This outstanding source was first identified by ESA’s Herschel space observatory, and later exposed in greater detail with the ground-based Atacama Large Millimeter/submillimeter Array (ALMA) in Chile.
The earliest galaxies in the 13.8 billion-year history of our cosmos started to take shape a few hundred million years after the Big Bang, as matter flowed towards increasingly denser spots and as the first stars were igniting into life.
Primordial galaxies, however, were not like the ones we are familiar with today. They started out much smaller than our Milky Way galaxy, which is now home to hundreds of billions of stars, and slowly grew more massive over billions of years.
In this scenario, astronomers could not easily explain the observation of massive galaxies populated by ageing stars at relatively early epochs in cosmic history, when the Universe was only a few billion years old.

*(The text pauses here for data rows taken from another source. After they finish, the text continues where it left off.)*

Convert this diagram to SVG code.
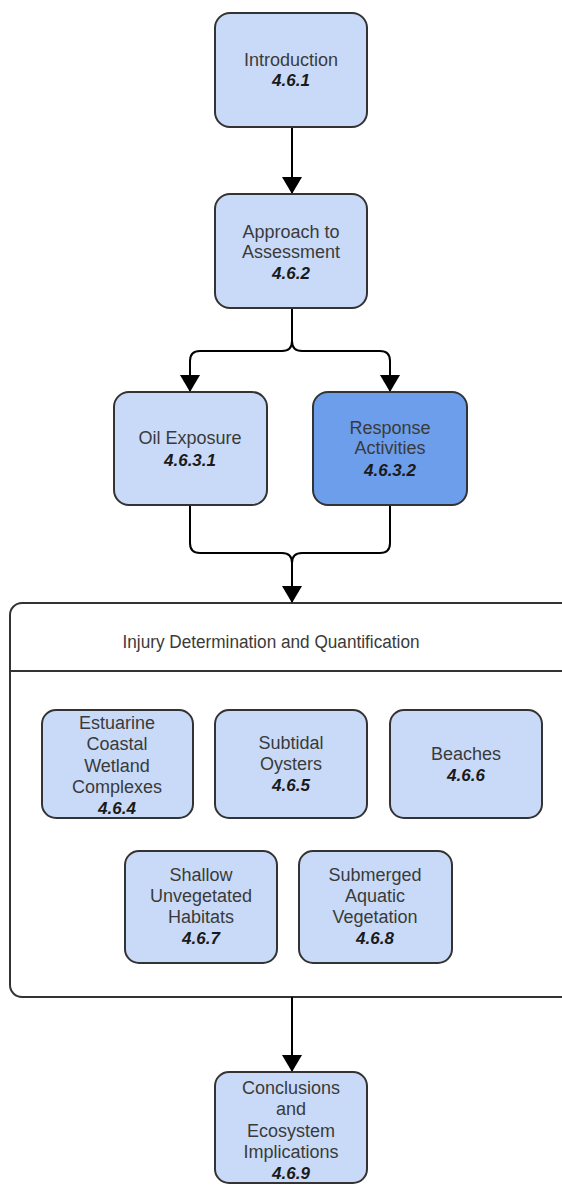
<svg xmlns="http://www.w3.org/2000/svg" width="562" height="1186" viewBox="0 0 562 1186">
<style>
.box{fill:#c9daf8;stroke:#333;stroke-width:2}
.dark{fill:#6d9eeb}
.t{font-family:"Liberation Sans",Arial,sans-serif;font-size:18px;fill:#3a3a3a;text-anchor:middle}
.n{font-size:17px;font-weight:bold;font-style:italic;fill:#1a1a1a}
.c{fill:none;stroke:#000;stroke-width:2}
</style>
<defs>
<marker id="ah" markerWidth="17" markerHeight="20" refX="16" refY="10" orient="auto" markerUnits="userSpaceOnUse" viewBox="0 0 17 20">
<path d="M0,0 L17,10 L0,20 Z" fill="#000"/>
</marker>
</defs>
<rect x="0" y="0" width="562" height="1186" fill="#fff"/>
<g id="container">
<rect x="10" y="603" width="600" height="394" rx="12" fill="#fff" stroke="#333" stroke-width="2"/>
<line x1="10" y1="671" x2="562" y2="671" stroke="#333" stroke-width="2"/>
<text class="t" x="271" y="648" textLength="297" lengthAdjust="spacingAndGlyphs">Injury Determination and Quantification</text>
</g>
<g id="connectors">
<path class="c" d="M292,127 V193" marker-end="url(#ah)"/>
<path class="c" d="M292,308 V341 Q292,351 282,351 H200 Q190,351 190,361 V391" marker-end="url(#ah)"/>
<path class="c" d="M292,308 V341 Q292,351 302,351 H380 Q390,351 390,361 V391" marker-end="url(#ah)"/>
<path class="c" d="M190,505 V543 Q190,553 200,553 H282 Q292,553 292,563 V602" marker-end="url(#ah)"/>
<path class="c" d="M390,505 V543 Q390,553 380,553 H302 Q292,553 292,563 V602"/>
<path class="c" d="M292,997 V1071" marker-end="url(#ah)"/>
</g>
<g id="intro">
<rect class="box" x="215" y="13" width="152" height="114" rx="15"/>
<text class="t" x="291" y="66">Introduction</text>
<text class="t n" x="291" y="86">4.6.1</text>
</g>
<g id="approach">
<rect class="box" x="215" y="194" width="152" height="114" rx="15"/>
<text class="t" x="291" y="238">Approach to</text>
<text class="t" x="291" y="258">Assessment</text>
<text class="t n" x="291" y="279">4.6.2</text>
</g>
<g id="oil">
<rect class="box" x="114" y="392" width="153" height="113" rx="15"/>
<text class="t" x="190" y="444">Oil Exposure</text>
<text class="t n" x="190" y="466">4.6.3.1</text>
</g>
<g id="response">
<rect class="box dark" x="313" y="392" width="154" height="113" rx="15"/>
<text class="t" x="390" y="434">Response</text>
<text class="t" x="390" y="454">Activities</text>
<text class="t n" x="390" y="476">4.6.3.2</text>
</g>
<g id="estuarine">
<rect class="box" x="42" y="710" width="151" height="108" rx="14"/>
<text class="t" x="117" y="729">Estuarine</text>
<text class="t" x="117" y="750">Coastal</text>
<text class="t" x="117" y="772">Wetland</text>
<text class="t" x="117" y="793">Complexes</text>
<text class="t n" x="117" y="814">4.6.4</text>
</g>
<g id="subtidal">
<rect class="box" x="215" y="710" width="152" height="108" rx="14"/>
<text class="t" x="291" y="749">Subtidal</text>
<text class="t" x="291" y="770">Oysters</text>
<text class="t n" x="291" y="791">4.6.5</text>
</g>
<g id="beaches">
<rect class="box" x="390" y="710" width="152" height="108" rx="14"/>
<text class="t" x="466" y="760">Beaches</text>
<text class="t n" x="466" y="781">4.6.6</text>
</g>
<g id="shallow">
<rect class="box" x="125" y="851" width="152" height="112" rx="14"/>
<text class="t" x="201" y="881">Shallow</text>
<text class="t" x="201" y="902">Unvegetated</text>
<text class="t" x="201" y="923">Habitats</text>
<text class="t n" x="201" y="944">4.6.7</text>
</g>
<g id="submerged">
<rect class="box" x="299" y="851" width="153" height="112" rx="14"/>
<text class="t" x="375" y="881">Submerged</text>
<text class="t" x="375" y="902">Aquatic</text>
<text class="t" x="375" y="923">Vegetation</text>
<text class="t n" x="375" y="944">4.6.8</text>
</g>
<g id="conclusions">
<rect class="box" x="215" y="1072" width="152" height="111" rx="14"/>
<text class="t" x="291" y="1094">Conclusions</text>
<text class="t" x="291" y="1115">and</text>
<text class="t" x="291" y="1137">Ecosystem</text>
<text class="t" x="291" y="1158">Implications</text>
<text class="t n" x="291" y="1179">4.6.9</text>
</g>
</svg>
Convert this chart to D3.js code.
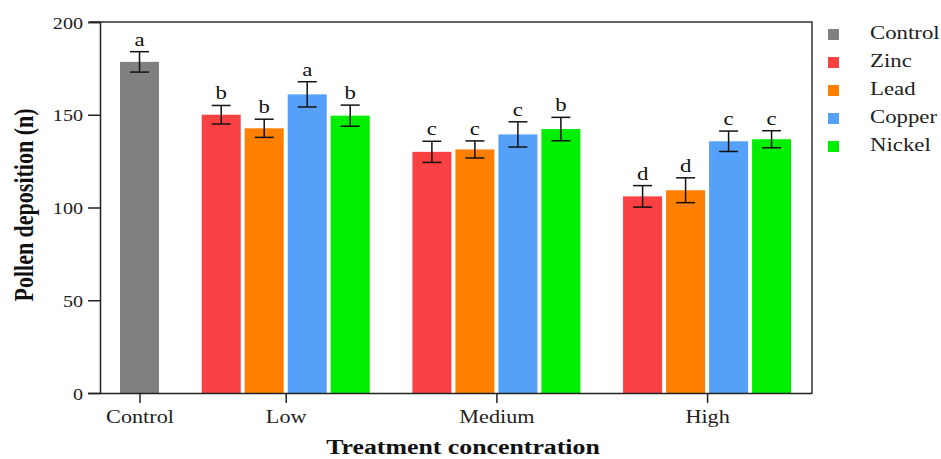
<!DOCTYPE html>
<html>
<head>
<meta charset="utf-8">
<script src="https://cdn.jsdelivr.net/npm/d3@7"></script>
<style>
  body { margin: 0; background: #fff; }
  text { font-family: "Liberation Serif", "Times New Roman", serif; }
</style>
</head>
<body>
<svg width="941" height="459"></svg>
<script>
// data
var groups = ["Control", "Low", "Medium", "High"];
var series = ["Control", "Zinc", "Lead", "Copper", "Nickel"];
var colors = ["#808080", "#f94144", "#ff8000", "#55a0f8", "#00ee00"];

var controlMean = [178.5], controlErr = [5.5], controlLetter = ["a"];
// Low, Medium, High
var zincMean   = [150.0, 130.0, 106.0], zincErr   = [5.0, 5.7, 5.8], zincLetter   = ["b", "c", "d"];
var leadMean   = [142.7, 131.3, 109.3], leadErr   = [4.9, 4.6, 6.7], leadLetter   = ["b", "c", "d"];
var copperMean = [161.0, 139.4, 135.7], copperErr = [6.8, 6.8, 5.5], copperLetter = ["a", "c", "c"];
var nickelMean = [149.5, 142.3, 136.8], nickelErr = [5.7, 6.3, 4.6], nickelLetter = ["b", "b", "c"];

var yTicks = [0, 50, 100, 150, 200];

// build the rows: one per bar
var bars = [];
bars.push({group: "Control", series: "Control", mean: controlMean[0], err: controlErr[0], letter: controlLetter[0]});
var treat = [
  {s: "Zinc", m: zincMean, e: zincErr, l: zincLetter},
  {s: "Lead", m: leadMean, e: leadErr, l: leadLetter},
  {s: "Copper", m: copperMean, e: copperErr, l: copperLetter},
  {s: "Nickel", m: nickelMean, e: nickelErr, l: nickelLetter}
];
groups.slice(1).forEach(function(g, gi) {
  treat.forEach(function(t) {
    bars.push({group: g, series: t.s, mean: t.m[gi], err: t.e[gi], letter: t.l[gi]});
  });
});

// slot layout: each bar takes a slot, groups separated by a gap
var gap = 0.9;
var slot = 0, groupCenter = {};
groups.forEach(function(g, gi) {
  var rows = bars.filter(function(d) { return d.group === g; });
  if (gi > 0) slot += gap;
  var first = slot;
  rows.forEach(function(d) { d.slot = slot; slot += 1; });
  groupCenter[g] = (first + slot - 1) / 2;
});

var svg = d3.select("svg"),
    plotL = 100, plotR = 812, plotT = 22, plotB = 393,
    stretch = 1.2; // the original figure is a bit wide, text looks stretched

var x = d3.scaleLinear().domain([-0.919, 15.64]).range([plotL, plotR]);
var y = d3.scaleLinear().domain([0, 200]).range([plotB, plotT]);
var color = d3.scaleOrdinal().domain(series).range(colors);
var barW = (x(1) - x(0)) * 39 / 43;

// frame (top and right)
svg.append("path")
  .attr("d", "M" + (plotL - 10) + "," + plotT + "H" + plotR + "V" + plotB)
  .attr("fill", "none").attr("stroke", "#333").attr("stroke-width", 1.5);

// bars
svg.append("g").selectAll("rect")
  .data(bars).enter().append("rect")
  .attr("x", function(d) { return x(d.slot) - barW / 2; })
  .attr("y", function(d) { return y(d.mean); })
  .attr("width", barW)
  .attr("height", function(d) { return y(0) - y(d.mean); })
  .attr("fill", function(d) { return color(d.series); });

// error bars
var eb = svg.append("g").attr("stroke", "#111").attr("stroke-width", 1.5);
bars.forEach(function(d) {
  var cx = x(d.slot);
  eb.append("line").attr("x1", cx).attr("x2", cx)
    .attr("y1", y(d.mean + d.err)).attr("y2", y(d.mean - d.err));
  eb.append("line").attr("x1", cx - 9.5).attr("x2", cx + 9.5)
    .attr("y1", y(d.mean + d.err)).attr("y2", y(d.mean + d.err));
  eb.append("line").attr("x1", cx - 9.5).attr("x2", cx + 9.5)
    .attr("y1", y(d.mean - d.err)).attr("y2", y(d.mean - d.err));
});

// significance letters
svg.append("g").selectAll("text")
  .data(bars).enter().append("text")
  .attr("transform", function(d) {
    return "translate(" + x(d.slot) + "," + (y(d.mean + d.err) - 6) + ") scale(" + stretch + ",1)";
  })
  .attr("text-anchor", "middle")
  .attr("font-size", 19)
  .attr("fill", "#111")
  .text(function(d) { return d.letter; });

// y axis
var yAxis = svg.append("g")
  .attr("transform", "translate(" + plotL + ",0)")
  .call(d3.axisLeft(y).tickValues(yTicks).tickSize(12).tickPadding(5));
yAxis.selectAll("text")
  .attr("x", null).attr("dy", null)
  .attr("transform", "translate(-17,6) scale(1.15,1)")
  .attr("font-size", 17.5).attr("fill", "#222")
  .style("font-family", "'Liberation Serif', serif");
yAxis.selectAll("line").attr("stroke", "#222").attr("stroke-width", 1.5);
yAxis.select(".domain").attr("stroke", "#222").attr("stroke-width", 1.5);

// x axis
var xAxis = svg.append("g")
  .attr("transform", "translate(0," + plotB + ")")
  .call(d3.axisBottom(x).tickValues(groups.map(function(g) { return groupCenter[g]; }))
    .tickFormat(function(v, i) { return groups[i]; }).tickSize(10).tickSizeOuter(0));
xAxis.selectAll("text")
  .attr("y", null).attr("dy", null)
  .attr("transform", "translate(0,30) scale(" + stretch + ",1)")
  .attr("font-size", 18.5).attr("fill", "#222")
  .style("font-family", "'Liberation Serif', serif");
xAxis.selectAll("line").attr("stroke", "#222").attr("stroke-width", 1.5);
xAxis.select(".domain").attr("stroke", "#222").attr("stroke-width", 1.5);

// titles
svg.append("text")
  .attr("transform", "translate(463,454) scale(1.26,1)")
  .attr("text-anchor", "middle")
  .attr("font-size", 20.5).attr("font-weight", "bold").attr("fill", "#111")
  .text("Treatment concentration");

svg.append("text")
  .attr("transform", "translate(33,205) rotate(-90) scale(1,1.2)")
  .attr("text-anchor", "middle")
  .attr("font-size", 22).attr("font-weight", "bold").attr("fill", "#111")
  .text("Pollen deposition (n)");

// legend
var legend = svg.append("g").selectAll("g")
  .data(series).enter().append("g")
  .attr("transform", function(d, i) { return "translate(828," + (34 + i * 28) + ")"; });
legend.append("rect")
  .attr("x", 0).attr("y", -5).attr("width", 11).attr("height", 11)
  .attr("fill", function(d) { return color(d); });
legend.append("text")
  .attr("transform", "translate(42,4.5) scale(" + stretch + ",1)")
  .attr("font-size", 19).attr("fill", "#222")
  .text(function(d) { return d; });
</script>
</body>
</html>
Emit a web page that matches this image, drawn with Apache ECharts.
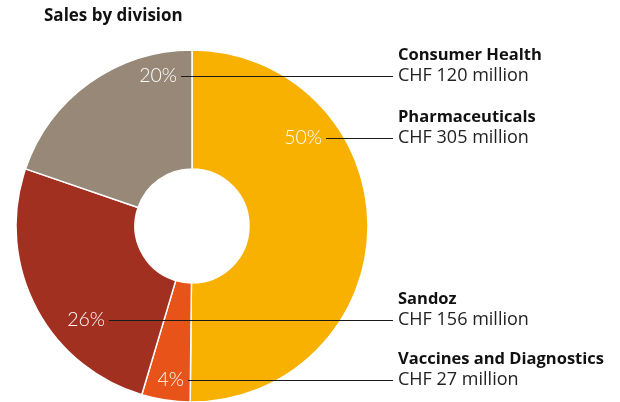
<!DOCTYPE html>
<html><head><meta charset="utf-8">
<script src="https://cdn.jsdelivr.net/npm/echarts@6/dist/echarts.min.js"></script>
<style>html,body{margin:0;padding:0;background:#fff}#c{width:620px;height:402px}</style>
</head><body><div id="c"></div>
<script>
var title = 'Sales by division';
var divisions = ['Pharmaceuticals', 'Vaccines and Diagnostics', 'Sandoz', 'Consumer Health'];
var sales = [305, 27, 156, 120];
var unitPrefix = 'CHF ';
var unitSuffix = ' million';

var colors = ['#F8B100', '#E8531A', '#A23020', '#978878'];
// layout (style only): leader-line y and right edge of percent label, per slice
var lineY = [138, 380, 320, 76];
var pctRight = [322, 184, 105, 177];
var textX = 398;
var FONT = 'Open Sans';

var chart = echarts.init(document.getElementById('c'), null, {renderer: 'canvas'});
var data = divisions.map(function (d, i) {
  return {name: d, value: sales[i], itemStyle: {color: colors[i]}};
});
var common = {
  type: 'pie', center: [192, 226], radius: [57, 176], startAngle: 90, clockwise: true,
  animation: false, silent: true, avoidLabelOverlap: false
};
chart.setOption({
  title: {text: title, left: 39, top: 3,
    textStyle: {fontFamily: FONT, fontWeight: 'bold', fontSize: 17, color: '#111'}},
  series: [
    Object.assign({}, common, {
      data: data,
      itemStyle: {borderColor: '#fff', borderWidth: 1.5},
      label: {show: true, position: 'inside', color: '#fff', fontFamily: 'Lato', fontWeight: 300, fontSize: 19.5,
        formatter: function (p) { return Math.round(p.percent) + '%'; }},
      labelLine: {show: false},
      labelLayout: function (p) {
        var i = p.dataIndex;
        return {x: pctRight[i], y: lineY[i], align: 'right', verticalAlign: 'middle'};
      }
    }),
    Object.assign({}, common, {
      data: data.map(function (d) { return {name: d.name, value: d.value, itemStyle: {color: 'rgba(0,0,0,0)'}}; }),
      z: 3,
      label: {show: true, position: 'outside', fontFamily: FONT, overflow: 'none', width: 240,
        formatter: function (p) { return '{b|' + p.name + '}\n{v|' + unitPrefix + p.value + unitSuffix + '}'; },
        rich: {
          b: {fontFamily: FONT, fontWeight: 'bold', fontSize: 16.5, color: '#111', lineHeight: 21},
          v: {fontFamily: FONT, fontSize: 18, color: '#222', lineHeight: 21}
        }},
      labelLine: {show: true, lineStyle: {color: '#1a1a1a', width: 1}},
      labelLayout: function (p) {
        var i = p.dataIndex;
        var y = lineY[i] + 0.5;
        return {x: textX, y: lineY[i] - 10.5, align: 'left', verticalAlign: 'middle', width: 240,
          labelLinePoints: [[pctRight[i] + 4, y], [pctRight[i] + 5, y], [textX - 5, y]]};
      }
    })
  ]
});
</script></body></html>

How did such massive galaxies assemble in this relatively short time?
The recent discovery of possible progenitors to such galaxies – massive galaxies observed at even earlier cosmic times – has brought new clarity to these investigations.
“Scrutinising several hundred thousand galaxies observed by Herschel, we identified a very rare instance of a massive object in the very early Universe,” says Dominik Riechers from Cornell University, USA, who is the lead author of the new study.
The wide range of infrared and submillimetre wavelengths probed by Herschel, which scanned the sky between 2009 and 2013, was key to finding this source.
Galaxies that are forming stars shine brightly in the infrared. This is due to cosmic dust present in the dense clouds where stars are born, which absorbs part of the starlight and radiates it again at longer wavelengths.
In addition, because the Universe is expanding, the wavelength of light emitted by distant galaxies is stretched even longer along its cosmic journey, up to the submillimetre in the case of the most distant galaxies, whose light was released in the first few billion years of cosmic history.
It was 2012 when Dominik and colleagues singled out this source as potentially interesting and worthy of follow-up observations. After they looked at it at even longer submillimetre wavelengths with Europe’s Atacama Pathfinder Experiment (APEX), also located in Chile, it stood out as the ‘reddest’ in this galaxy sample, appearing consistently brighter at increasingly longer wavelengths, up to 870 micron.
This suggested that the galaxy is ripe with star formation and located at a great distance from us, in the depth of the very early Universe.